## What you will do
Can you write out every line from the start of the records below through the line containing "y_ticks = [350, 400, 450, 500, 550, 600]", leaving out any pictures?

## Data items
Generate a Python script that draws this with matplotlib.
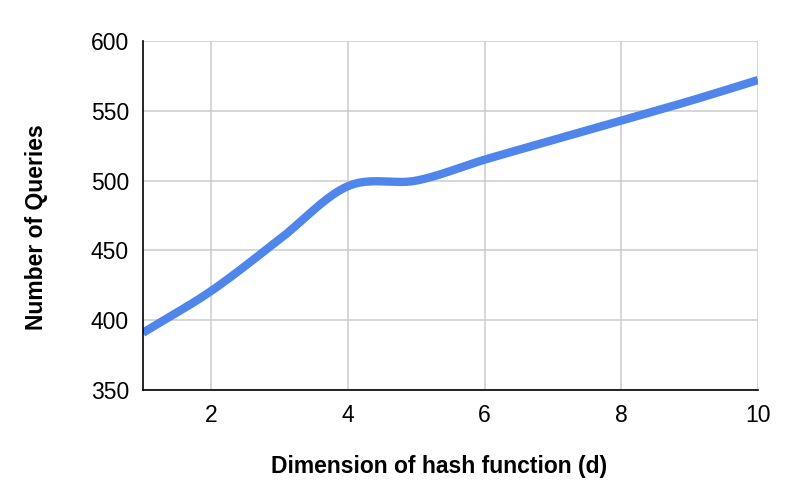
import numpy as np
import matplotlib
matplotlib.use("Agg")
import matplotlib.pyplot as plt

plt.rcParams['font.family'] = ['Liberation Sans', 'DejaVu Sans']

# data
dims = [1, 2, 3, 4, 5, 6, 7, 8, 9, 10]
queries = [391, 421, 458, 496, 500, 515, 529, 543, 557, 572]

x_ticks = [2, 4, 6, 8, 10]
y_ticks = [350, 400, 450, 500, 550, 600]


def smooth(xs, ys, k=1.0, n=40):
    # cardinal spline through the points (like the sheets "smooth" line)
    xs = np.asarray(xs, float)
    ys = np.asarray(ys, float)
    m = np.zeros_like(ys)
    m[1:-1] = k * (ys[2:] - ys[:-2]) / (xs[2:] - xs[:-2])
    m[0] = (ys[1] - ys[0]) / (xs[1] - xs[0])
    m[-1] = (ys[-1] - ys[-2]) / (xs[-1] - xs[-2])
    out_x, out_y = [], []
    for i in range(len(xs) - 1):
        h = xs[i + 1] - xs[i]
        t = np.linspace(0, 1, n, endpoint=False)
        h00 = 2 * t**3 - 3 * t**2 + 1
        h10 = t**3 - 2 * t**2 + t
        h01 = -2 * t**3 + 3 * t**2
        h11 = t**3 - t**2
        out_x.append(xs[i] + t * h)
        out_y.append(h00 * ys[i] + h10 * h * m[i] + h01 * ys[i + 1] + h11 * h * m[i + 1])
    out_x.append([xs[-1]])
    out_y.append([ys[-1]])
    return np.concatenate(out_x), np.concatenate(out_y)


fig = plt.figure(figsize=(7.96, 4.92), dpi=100)
ax = fig.add_axes([0.1796, 0.2073, 0.7726, 0.7094])

sx, sy = smooth(dims, queries)
ax.plot(sx, sy, color='#5086ec', lw=6, solid_capstyle='butt', zorder=3)

ax.set_xlim(1, 10)
ax.set_ylim(350, 600)
ax.set_xticks(x_ticks)
ax.set_yticks(y_ticks)
ax.grid(True, color='#cccccc', lw=1.1)
ax.set_axisbelow(True)
ax.tick_params(length=0, labelsize=16.5, pad=10, colors='black')

for s in ['top', 'right']:
    ax.spines[s].set_visible(False)
for s in ['left', 'bottom']:
    ax.spines[s].set_linewidth(1.2)
    ax.spines[s].set_zorder(4)

# sheets centres the titles a bit off the plot centre
ax.set_xlabel('Dimension of hash function (d)', fontsize=16.5, fontweight='bold')
ax.set_ylabel('Number of Queries', fontsize=16.5, fontweight='bold')
ax.xaxis.set_label_coords(0.482, -0.186)
ax.yaxis.set_label_coords(-0.155, 0.467)

fig.savefig('out.png', dpi=100)
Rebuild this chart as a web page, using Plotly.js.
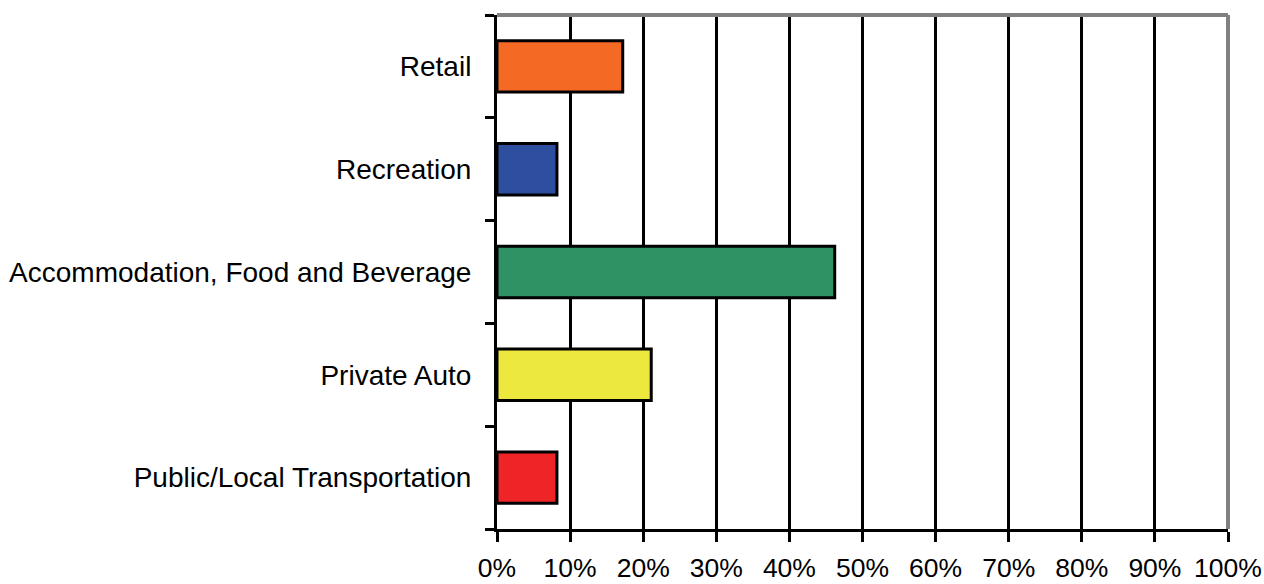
<!DOCTYPE html>
<html>
<head>
<meta charset="utf-8">
<script src="https://cdn.plot.ly/plotly-3.0.1.min.js"></script>
<style>html,body{margin:0;padding:0;background:#fff;}#chart{width:1264px;height:584px;}</style>
</head>
<body>
<div id="chart"></div>
<script>
const categories = ["Public/Local Transportation", "Private Auto", "Accommodation, Food and Beverage", "Recreation", "Retail"];
const shares = [0.082, 0.211, 0.462, 0.082, 0.172];
const barColors = ["#EE2427", "#EDE83E", "#2E9265", "#2E4FA0", "#F46A24"];
const xTickVals = [0, 0.1, 0.2, 0.3, 0.4, 0.5, 0.6, 0.7, 0.8, 0.9, 1.0];
const xTickText = ["0%", "10%", "20%", "30%", "40%", "50%", "60%", "70%", "80%", "90%", "100%"];

const trace = {
  type: "bar",
  orientation: "h",
  y: categories,
  x: shares,
  width: 0.5,
  marker: { color: barColors, line: { color: "#000", width: 3 } },
  hoverinfo: "none"
};

const layout = {
  width: 1264, height: 584,
  margin: { l: 497, r: 36, t: 15, b: 55 },
  paper_bgcolor: "#fff", plot_bgcolor: "#fff",
  showlegend: false,
  font: { family: "Liberation Sans, Arial, sans-serif", size: 28, color: "#000" },
  xaxis: {
    range: [0, 1],
    tickvals: xTickVals, ticktext: xTickText,
    tickfont: { size: 26.5 },
    showgrid: true, gridcolor: "#000", gridwidth: 3,
    zeroline: false,
    showline: true, linecolor: "#000", linewidth: 3,
    ticks: "outside", ticklen: 10, tickwidth: 3, tickcolor: "#000",
    ticklabelstandoff: 3,
    fixedrange: true
  },
  yaxis: {
    type: "category",
    range: [-0.5, 4.5],
    tickfont: { size: 28 },
    showgrid: false, zeroline: false,
    showline: true, linecolor: "#000", linewidth: 3,
    ticks: "outside", ticklen: 9, tickwidth: 3, tickcolor: "#000",
    tickson: "boundaries",
    ticklabelstandoff: 17,
    fixedrange: true
  },
  shapes: [
    { type: "line", xref: "paper", yref: "paper", x0: 0, x1: 1, y0: 1, y1: 1, line: { color: "#808080", width: 4 } },
    { type: "line", xref: "paper", yref: "paper", x0: 1, x1: 1, y0: 0, y1: 1, line: { color: "#808080", width: 4 } }
  ]
};

Plotly.newPlot("chart", [trace], layout, { displayModeBar: false, staticPlot: true });
</script>
</body>
</html>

## Exercise output
Generate a Python script that draws this with matplotlib.
import numpy as np
import matplotlib
matplotlib.use("Agg")
import matplotlib.pyplot as plt

plt.rcParams['font.family'] = ['Liberation Sans', 'DejaVu Sans']

# data
dims = [1, 2, 3, 4, 5, 6, 7, 8, 9, 10]
queries = [391, 421, 458, 496, 500, 515, 529, 543, 557, 572]

x_ticks = [2, 4, 6, 8, 10]
y_ticks = [350, 400, 450, 500, 550, 600]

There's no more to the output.